Despite early reports to the contrary, “Deus Vult” will still appear in the new game when linked to calling for Christian holy war, but over email, a Paradox spokesperson touted the game’s zero-tolerance policy on hate speech and its collaboration with gaming platforms to monitor and ban violators. “We know there will be people who use games to pursue their own agendas, and it would be naive of us to claim we have no responsibility at all for that,” the spokesperson said. “We do act on it, and it has become an increasingly important priority for us over the past few years.” When it comes to “Deus Vult,” they said Paradox wants to draw a line between discussion of its use historically and its co-option by extremist groups upholding hateful ideologies.
No game called “Crusader Kings” can avoid a problematic connection between its simulation and the worst ideas about race, religion, and history. But while individual gamers can do what they like, the world in Crusader Kings 3 offers a more complicated vision of the past than a white, Christian, isolated Europe in perpetual conflict with the non-white, non-Christian “other.” This is a game with a playable map from West Africa to China to Iceland, but it’s the border regions where “the most exciting history is made,” Olbers says. The game is designed for borders to force contact, conflict, and coexistence, whether in the North Sea, the Sahara Desert, or across the Himalayas.

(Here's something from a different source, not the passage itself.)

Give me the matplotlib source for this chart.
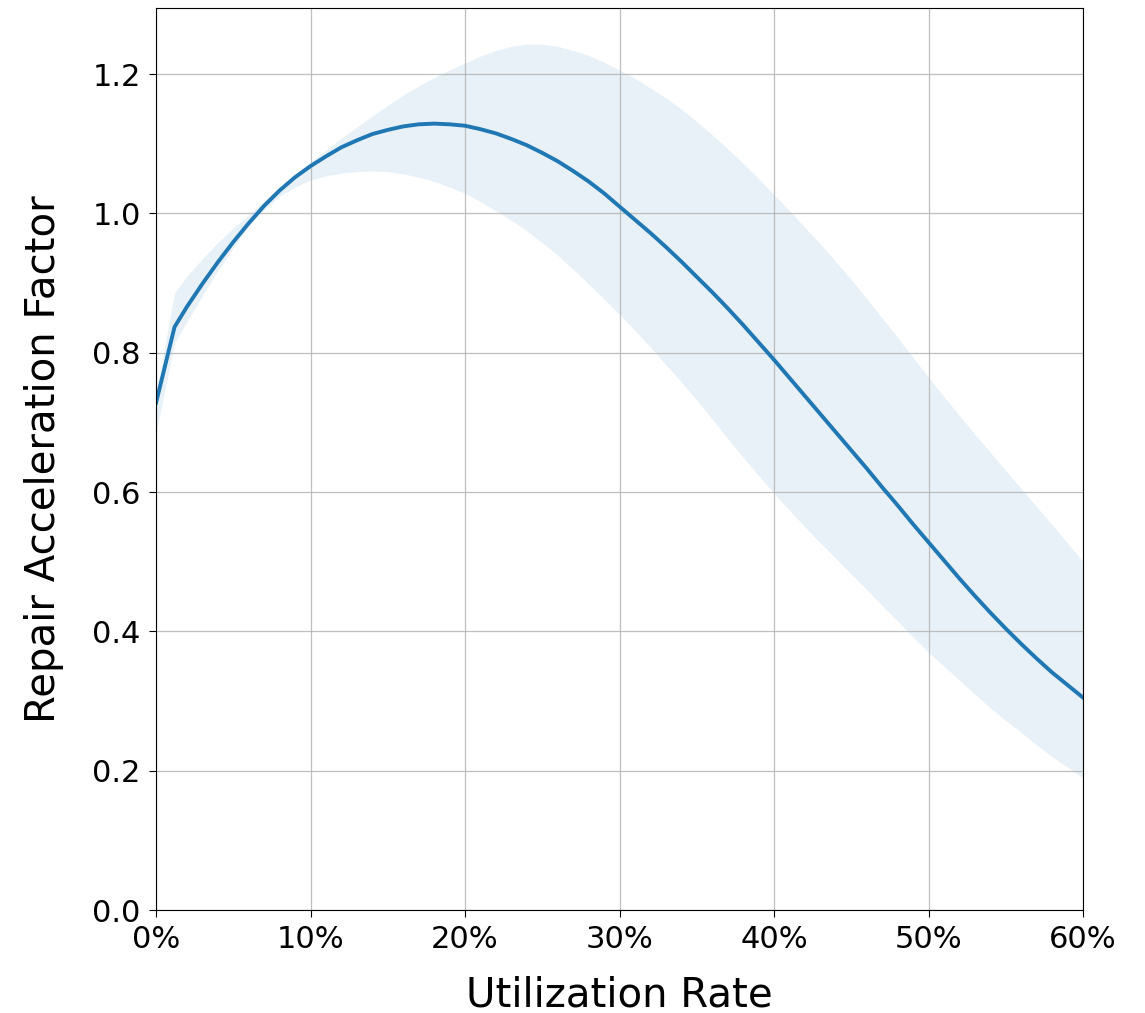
import matplotlib
matplotlib.use("Agg")
import matplotlib.pyplot as plt
from matplotlib.ticker import PercentFormatter

# utilization rate (fraction) and values
util = [0.0, 0.012, 0.02, 0.03, 0.04, 0.05, 0.06, 0.07, 0.08, 0.09, 0.10,
        0.11, 0.12, 0.13, 0.14, 0.15, 0.16, 0.17, 0.18, 0.19, 0.20,
        0.21, 0.22, 0.23, 0.24, 0.25, 0.26, 0.27, 0.28, 0.29, 0.30,
        0.31, 0.32, 0.33, 0.34, 0.35, 0.36, 0.37, 0.38, 0.39, 0.40,
        0.41, 0.42, 0.43, 0.44, 0.45, 0.46, 0.47, 0.48, 0.49, 0.50,
        0.51, 0.52, 0.53, 0.54, 0.55, 0.56, 0.57, 0.58, 0.59, 0.60]

factor = [0.728, 0.837, 0.866, 0.899, 0.930, 0.959, 0.986, 1.011, 1.033, 1.052, 1.068,
          1.082, 1.095, 1.105, 1.114, 1.120, 1.125, 1.128, 1.129, 1.128, 1.126,
          1.121, 1.115, 1.107, 1.098, 1.087, 1.075, 1.061, 1.046, 1.029, 1.010,
          0.991, 0.972, 0.952, 0.931, 0.909, 0.887, 0.864, 0.840, 0.815, 0.790,
          0.764, 0.738, 0.712, 0.686, 0.660, 0.634, 0.607, 0.581, 0.554, 0.528,
          0.502, 0.476, 0.451, 0.427, 0.404, 0.382, 0.361, 0.341, 0.323, 0.305]

upper = [0.740, 0.886, 0.910, 0.935, 0.958, 0.979, 0.998, 1.018, 1.037, 1.056, 1.074,
         1.091, 1.108, 1.124, 1.140, 1.155, 1.170, 1.183, 1.195, 1.206, 1.216,
         1.226, 1.234, 1.240, 1.243, 1.243, 1.240, 1.234, 1.227, 1.217, 1.206,
         1.194, 1.180, 1.166, 1.150, 1.132, 1.113, 1.093, 1.072, 1.050, 1.027,
         1.004, 0.980, 0.956, 0.931, 0.905, 0.878, 0.850, 0.822, 0.793, 0.765,
         0.737, 0.710, 0.683, 0.657, 0.631, 0.605, 0.579, 0.553, 0.527, 0.500]

lower = [0.685, 0.814, 0.845, 0.882, 0.918, 0.951, 0.982, 1.006, 1.025, 1.038, 1.048,
         1.054, 1.058, 1.060, 1.061, 1.060, 1.057, 1.052, 1.046, 1.038, 1.029,
         1.017, 1.004, 0.990, 0.975, 0.958, 0.940, 0.920, 0.899, 0.877, 0.855,
         0.832, 0.808, 0.783, 0.758, 0.732, 0.705, 0.677, 0.650, 0.624, 0.598,
         0.574, 0.550, 0.527, 0.505, 0.482, 0.460, 0.437, 0.415, 0.392, 0.370,
         0.350, 0.330, 0.310, 0.290, 0.272, 0.255, 0.237, 0.220, 0.205, 0.190]

fig = plt.figure(figsize=(11.45, 10.13), dpi=100)
ax = fig.add_axes([156 / 1145, 1 - 910 / 1013, 927 / 1145, 902 / 1013])

ax.fill_between(util, lower, upper, color="#1f77b4", alpha=0.1, linewidth=0)
ax.plot(util, factor, color="#1f77b4", linewidth=2.8)

ax.set_xlim(0, 0.6)
ax.set_ylim(0, 1.295)
ax.xaxis.set_major_formatter(PercentFormatter(xmax=1, decimals=0))
ax.grid(True, color="#b0b0b0", linewidth=0.9, alpha=0.8)
ax.tick_params(labelsize=22, length=5, pad=6)

ax.set_xlabel("Utilization Rate", fontsize=29, labelpad=15)
ax.set_ylabel("Repair Acceleration Factor", fontsize=29, labelpad=20)

fig.savefig("out.png", dpi=100)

The focus on personalities may similarly push players to think differently about the past. After Paradox gave me early access to the game earlier this month, I opened the game with battle. But it soon became clear that the real work here was building relationships, using both coercion and favoritism, with my vassals. Alas, I got too distracted trying to marry off my son and avoid the fallout of the Norman conquest of England to spend much time in the great big world of Crusader Kings 3 before the demonstration period ended. Further exploration will have to wait.
Update: A previous version of this article incorrectly stated the release date for Crusader Kings 3. It is September 1.